Notable singer and songwriter Leon Russell passed away Sunday in Nashville. He was 74.
Russell’s wife, Jan Bridges, said that he died in his sleep, according to a statement on his website.
In a later statement obtained by ABC News, she added in part, “He was recovering from heart surgery in July and looked forward to getting back on the road in January. We appreciate everyone’s love and support.”
Earlier this year, Russell had to postpone 28 concerts between July and September after suffering a heart attack.
Still, his website said then in a statement that the Rock and Roll Hall of Famer was “optimistic” and able to make a complete recovery.
In the 1960s, Russell made a name for himself as an in-demand session keyboardist. He was part of the Wrecking Crew, a famed collective of studio musicians.
Russell also established himself as a songwriter. Some of the best-known songs that he wrote are “Delta Lady,” “Superstar,” “This Masquerade” and “A Song for You.” His solo career scored him Top 20 hits, including his 1972 single “Tight Rope” and 1975’s “Lady Blue.”

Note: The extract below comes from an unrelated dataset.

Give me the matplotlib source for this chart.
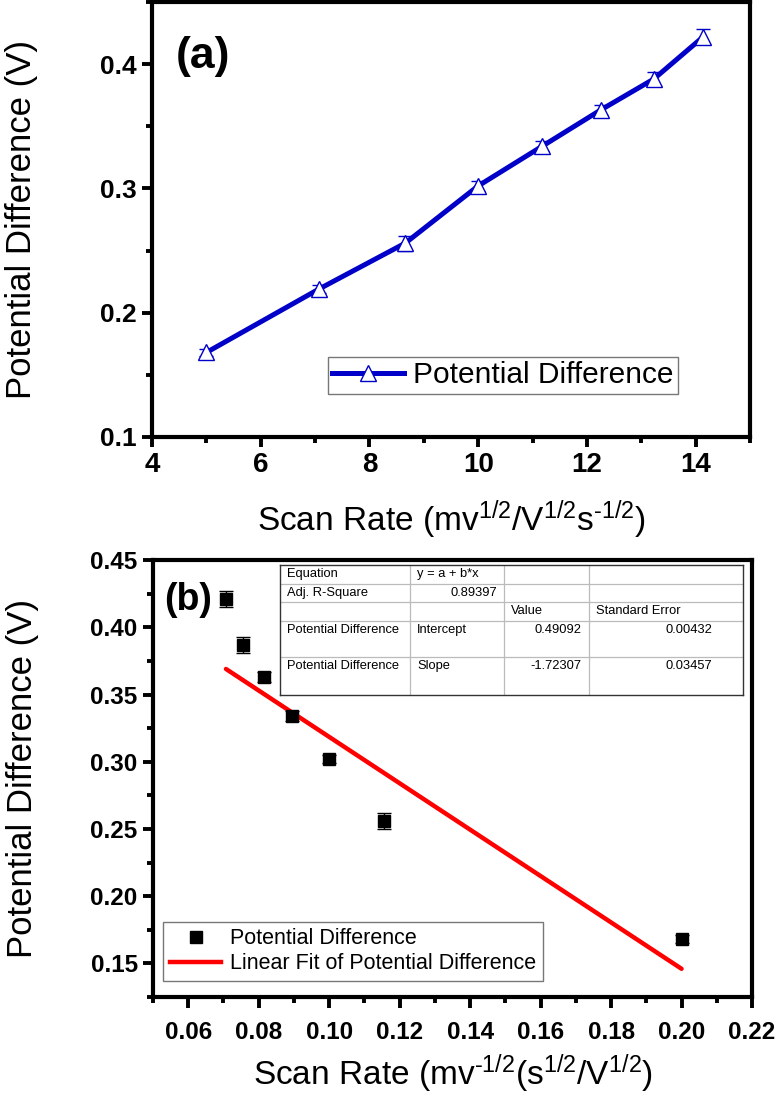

He also collaborated with artists such as Joe Cocker and Delaney & Bonnie, and toured with Edgar Winter, The New Grass Revival and Willie Nelson.
In 2010, Russell collaborated with Elton John, a longtime admirer of Russell’s on his acclaimed album “The Union.”
On “Good Morning America,” John said of Russell, “He was my biggest influence as a piano player, a singer and a songwriter.”
The following year, in 2011, Russell was inducted into the Rock and Roll Hall of Fame.